20 May 2010

03-12-2002 – INVAP sells its first gamma therapy unit in Brazil : In the field of nuclear medicine, Argentina is no longer a purely annoying competitor but quite a serious opponent.


This last Friday, 22 November 2002, INVAP received the official communication that it had been the successful bidder at the Instituto Nacional del Cáncer (INCA) – National Cancer Institute of Brazil – of the Brazilian Health Ministry for the installation of a gamma therapy unit in the city of Río Branco, state of Acred. This is the first sale of our Teradi 800 within a very hard market that INVAP had been trying to access since 1994.

Brazil’s attraction not only lies in the fact that it is the largest partner in Mercosur. Its public health system requires at least 60 more units just to replace obsolete ones, and no less than 100 additional ones to meet the number recommended by the World Health Organization (WHO) for a population such as that of Brazil. When multiplying these figures by the price at which the Mossoro Teradi was awarded (USD 300,000 CIF), we may see why Brazil is a market that the radiation therapy unit suppliers of the First World had “kept locked”.

Prior to opening such lock, we had to take care of another within our own domestic market.

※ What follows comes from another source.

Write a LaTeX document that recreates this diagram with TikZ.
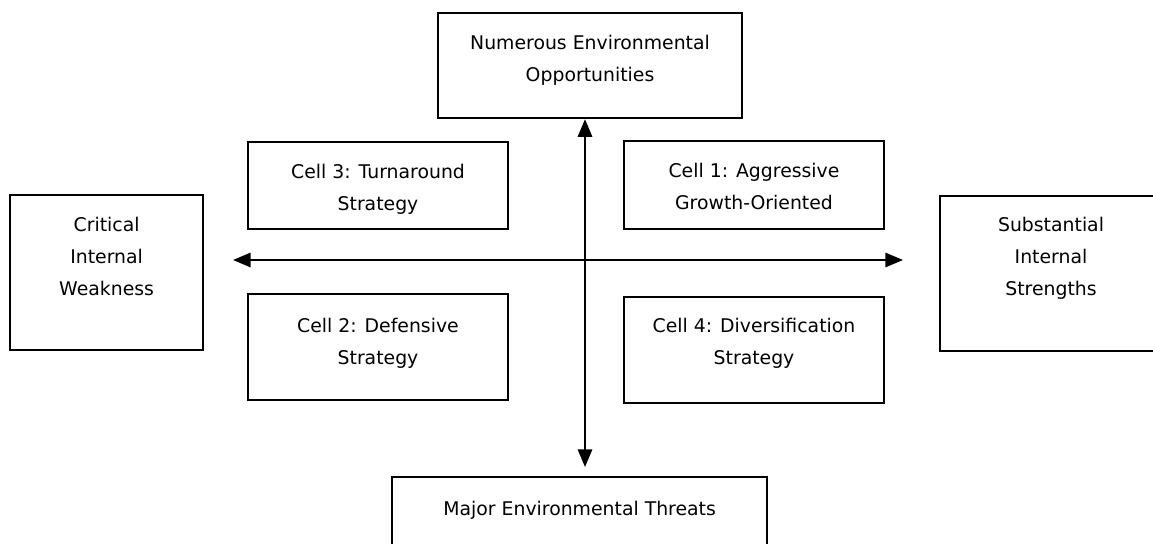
\documentclass[tikz,border=0pt]{standalone}
\usepackage{fontspec}
\setmainfont{DejaVu Sans}
\usetikzlibrary{arrows.meta}
\tikzset{
  cellbox/.style={draw, line width=1.4pt, anchor=north west, inner sep=0pt},
  celltext/.style={anchor=north, align=center, inner sep=0pt,
    font=\fontsize{13.4}{22.8}\selectfont},
  axis/.style={line width=1.2pt,
    {Triangle[length=0.44cm,width=0.36cm]}-{Triangle[length=0.44cm,width=0.36cm]}}
}
\begin{document}
\begin{tikzpicture}[x=0.025cm,y=-0.025cm]
		\useasboundingbox (0,0) rectangle (1153,544);
		\clip (0,0) rectangle (1153,544);
		% outer boxes
		\node[cellbox, minimum width=7.6cm, minimum height=2.63cm,
		  label={[celltext, yshift=-0.58cm]north:Numerous Environmental\\Opportunities}] (opp) at (437,12) {};
		\node[cellbox, minimum width=9.38cm, minimum height=2.5cm,
		  label={[celltext, yshift=-0.63cm]north:Major Environmental Threats}] (threat) at (391,476) {};
		\node[cellbox, minimum width=4.83cm, minimum height=3.88cm,
		  label={[celltext, yshift=-0.58cm]north:Critical\\Internal\\Weakness}] (weak) at (9,194) {};
		\node[cellbox, minimum width=5.55cm, minimum height=3.88cm,
		  label={[celltext, yshift=-0.55cm]north:Substantial\\Internal\\Strengths}] (strong) at (939,195) {};
		% the four cells
		\node[cellbox, minimum width=6.5cm, minimum height=2.18cm,
		  label={[celltext, yshift=-0.57cm]north:Cell 3: Turnaround\\Strategy}] (cellthree) at (247,141) {};
		\node[cellbox, minimum width=6.5cm, minimum height=2.2cm,
		  label={[celltext, yshift=-0.57cm]north:Cell 1: Aggressive\\Growth-Oriented}] (cellone) at (623,140) {};
		\node[cellbox, minimum width=6.5cm, minimum height=2.65cm,
		  label={[celltext, yshift=-0.62cm]north:Cell 2: Defensive\\Strategy}] (celltwo) at (247,293) {};
		\node[cellbox, minimum width=6.5cm, minimum height=2.65cm,
		  label={[celltext, yshift=-0.55cm]north:Cell 4: Diversification\\Strategy}] (cellfour) at (623,296) {};
		% axes
		\coordinate (mid) at (585,260);
		\coordinate (down) at (585,467);
		\coordinate (west) at (233,260);
		\coordinate (east) at (903,260);
		\draw[axis] (opp.south -| mid) -- (down);
		\draw[axis] (west) -- (east);
\end{tikzpicture}
\end{document}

Nearly twenty years ago, after inspecting the first Teradi 800 model, the representative for South America of the world’s number one firm in the field of gamma therapy systems told us (sic), ‘We shall have to destroy you quickly’.

We cannot say that they did not try, but here we are. Projecting our company from Argentina (where the mentioned firm could not manage to sell a single unit ever since) towards Mercosur.

Since the appearance of INVAP in the South American radiation therapy horizon, the companies that dominated the market were forced to lower the historical averages of their quotations by half. They also had to waive absolutely absurd profit rates. This has undoubtedly improved the chances of thousands of cancer patients throughout the subcontinent to access gamma therapy.

The Teradi 800 unit awarded Río Branco is comparable to the top model of our strongest competitor. Nevertheless, it has always been less costly, even at the 1 to 1 US dollar-peso parity registered throughout the 1990s. Now, with a USD 1 – Pesos 3.5 parity, we are in conditions of stop being purely annoying participants to become quite strong opponents.

Nevertheless, we are aware that quality and price are not the only factors in this business. Since 1994, we have taken part in every radiation therapy congress held in Brazil, colliding against every type of interests, cultural and otherwise. Cultural interests include the fact that a radiation therapist trained and having worked most of his career using a certain make from the northern hemisphere will remain loyal to it and will be contrary to change, a situation which we even experienced within our own country.

Yet another cultural problem is given by the fact that Argentina no longer holds that “technologically-advanced country in the region” status that it used to have in the 1960s. This makes a difference when attempting to convince a buyer from the Brazilian health system – more of a physician than a technologist – that a system made in Argentina may prove to be more advanced that the average supply provided in South America by those who dominated the market not long ago.

It also happened that biddings in which INVAP succeeded were suspended for some strange reason and procurements already decided never materialized.

On account of this, we are cautious at a time for celebration. We have not won any battle, this being just a skirmish, and we lost many of these in the past.

Our only certainties in the case of Brazil are that, more than ever, we have the best combination of technology and price, and we will use this first sale in Brazil as “showroom” to generate others; that we wish to have a local partner that, for example, may assemble units in Brazil with parts fabricated in Argentina; and that we are yielding not only good technology but also something morally right.

On the one hand, we are adding to the Argentine prestige with an export of high added value. On the other, we continue to make radiation therapy more and more accessible throughout the subcontinent.